Come dimenticare l'eccentrico e spietato Dandi di "Romanzo Criminale – La Serie"? Già, impossibile. In questi dieci anni, da quel trionfo televisivo firmato Sky e Sollima (il regista di "Acab" per intenderci), Alessandro Roja ha associato sempre il suo volto a film estremamente interessanti, perfino "difficili", affiancandoli ad operazioni televisive ad ampio respiro, dalla serie "1992" su Tangentopoli al corale "E' arrivata la felicità", la cui seconda stagione appena conclusa sarà di prossima messa in onda. Ma è sul grande schermo che l'attore romano e romanista (nonché genero del mister Claudio Ranieri) sta dando prova del suo eclettismo attoriale. Passando da Virzì ad Ozpetek a film non meno d'autore come quelli dei Manetti Bros ("Song 'e Napule") o di Daniele Vicari, con quello scomodissimo ma necessario "Diaz – Non pulite questo sangue" sul G8 di Genova del 2001. Ma veniamo ai giorni nostri, anzi ad oggi. Anzi a stasera per la precisione: alle ore 22 Alessandro Roja presenterà il suo nuovo film alla Sala Google dell'Auditorium (una grande tensostruttura da 600 posti), protagonista assoluto di "In un giorno la fine", un'anteprima "secca"e unica prima di arrivare ufficialmente nelle sale nei prossimi mesi. Ma l'occasione è ghiotta, perché si tratta – è bene dirlo subito – di un horror sui generis.. In una Roma frenetica e più congestionata del solito, Claudio (Roja), un importante uomo d'affari cinico e narcisista, rimane bloccato in ascensore a causa di un guasto. Quel fastidioso inconveniente sarà solo l'inizio... Prodotto dai Manetti Bros, il film è diretto da Daniele Misischia.

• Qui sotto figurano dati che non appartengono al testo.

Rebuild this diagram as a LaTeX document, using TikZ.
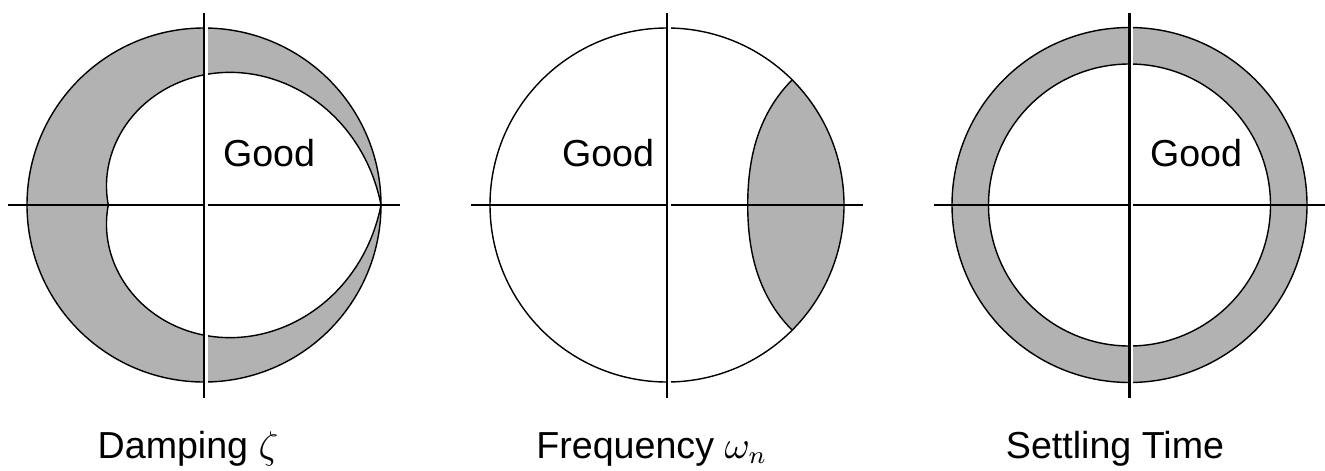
\documentclass[tikz,border=0pt]{standalone}
\usepackage{fontspec}
\setmainfont{Liberation Sans}
\usepackage{tikz}
\usetikzlibrary{positioning}
\definecolor{shadegray}{gray}{0.70}

\begin{document}
\begin{tikzpicture}[font=\fontsize{10.7}{12}\selectfont,
   ax/.style={line width=0.6pt},
   rim/.style={line width=0.4pt},
   gap/.style={white, line width=0.7pt, xshift=0.65pt},
   lbl/.style={anchor=base, inner sep=0pt}]
\useasboundingbox (0,0) rectangle (13.25,4.70);
% damping
\begin{scope}[shift={(2.04,2.65)}]
\fill[shadegray, even odd rule] (0,0) circle (1.77)
  plot[domain=-180:180, samples=181] ({\x}:{1.77*exp(-0.00342*abs(\x))}) -- cycle;
\draw[rim] (0,0) circle (1.77);
\draw[rim] plot[domain=-180:180, samples=181] ({\x}:{1.77*exp(-0.00342*abs(\x))}) -- cycle;
\draw[ax] (-1.96,0) -- (1.96,0);
\draw[gap] (0,-1.8) -- (0,1.8);
\draw[ax] (0,-1.93) -- (0,1.92);
\end{scope}
% frequency
\begin{scope}[shift={(6.67,2.65)}]
\fill[shadegray] plot[domain=-90:90, samples=91] ({45*sin(\x)}:{1.77*exp(-0.7854*cos(\x))})
  arc[start angle=45, end angle=-45, radius=1.77] -- cycle;
\draw[rim] (0,0) circle (1.77);
\draw[rim] plot[domain=-90:90, samples=91] ({45*sin(\x)}:{1.77*exp(-0.7854*cos(\x))});
\draw[ax] (-1.96,0) -- (1.96,0);
\draw[gap] (0,-1.8) -- (0,1.8);
\draw[ax] (0,-1.93) -- (0,1.92);
\end{scope}
% settling time
\begin{scope}[shift={(11.295,2.65)}]
\fill[shadegray, even odd rule] (0,0) circle (1.775) (0,0) circle (1.41);
\draw[rim] (0,0) circle (1.775);
\draw[rim] (0,0) circle (1.41);
\draw[ax] (-1.96,0) -- (1.96,0);
\draw[gap] (0,-1.8) -- (0,1.8);
\draw[ax] (0,-1.93) -- (0,1.92);
\end{scope}
% labels
\node (good1) at (2.69,3.17) {Good};
\node (good2) at (6.08,3.17) {Good};
\node (good3) at (11.96,3.17) {Good};
\node[lbl] (damp) at (1.88,0.12) {Damping $\zeta$};
\node[lbl] (freq) at (6.52,0.12) {Frequency $\omega_n$};
\node[lbl] (settle) at (11.15,0.12) {Settling Time};
\end{tikzpicture}
\end{document}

Alessandro, ci vediamo stasera alle 22 alla Google Cinema Hall.
«Ed io vi aspetto con piacere: non c'è dress code, siete tutti invitati. Preparatevi però, perché è un thriller-horror, venite senza figli o nipotini».

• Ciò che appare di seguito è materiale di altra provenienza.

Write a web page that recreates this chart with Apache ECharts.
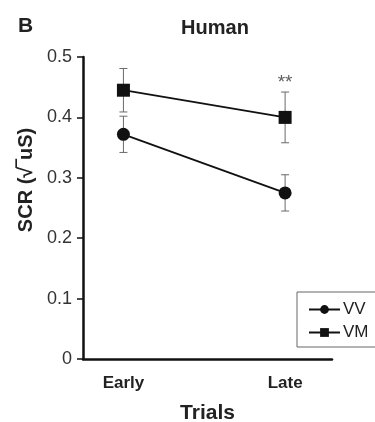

Tu dentro un ascensore per quasi tutto il film. Com'è andata?
«Per un attore le barriere o le costrizioni non sono dei limiti, o se lo sono servono per superarli. È stata un'esperienza straordinaria e credo sia un ottimo film: si parla di zombie, ma gli zombie non siamo altro che noi, automi di una società malata, cattiva e perversa».

Il tuo personaggio è quello che si direbbe?
«Un pezzo di merda cinico e individualista. E viene messo in una condizione di estrema claustrofobia. Nelle difficoltà si è costretti a dare il peggio, o il meglio, a seconda della situazione».

C'è un cinema di genere, vivo, che esplora, che guarda oltre.
«Oggi ci sono molte possibilità, viviamo in un Villaggio Globale con molte opportunità anche per il nostro settore. Il prodotto film viene fruito in moltissimi modi e attraverso vari strumenti, dai telefoni ai tablet, dal satellite al web. Ed è necessario diversificare e sperimentare. Tanto che poi escono fuori film come "Jeeg Robot" o decine di altri. Nuovi autori, nuovi scrittori. È in atto un nuovo corso insomma al quale anche la tv generalista si sta adattando».

Parliamo della Roma, sei un grande tifoso.
«Abbastanza... Che vuoi che ti dica: dobbiamo solo continuare così. Una Roma "low profile" che mi piace molto. A Firenze per confermare quanto di buono fatto finora. Abbiamo perso solo per colpa di episodi contro Napoli ed Inter. Bisogna continuare a vincere, anche di misura, e convincere, come la prestazione "storica" contro il Chelsea. Ma servono anche gli 1-0: quanti pareggi negli anni passati con le piccole, non c'è bisogno che li citi».

Con tuo suocero Claudio Ranieri, il Mister del miracolo Leicester e allenatore dalla lunghissima carriera, oltre che ex calciatore, di cosa parlate?
«Lo ascolto. Ha un'esperienza incredibile e ogni episodio che ha vissuto è pieno di fascino e importanza, che gli sia capitata a Cagliari o al Valencia. Una cosa però da cui non si prescinde è la mentalità, di quella mi parla e su quella lo ascolto particolarmente famelico».

Ovvero?
 «Mio suocero lo ripete come un mantra: è la mentalità a fare la differenza. La presenza totale che un allenatore deve avere con i suoi uomini, la compattezza del gruppo. La forza sta tutta lì».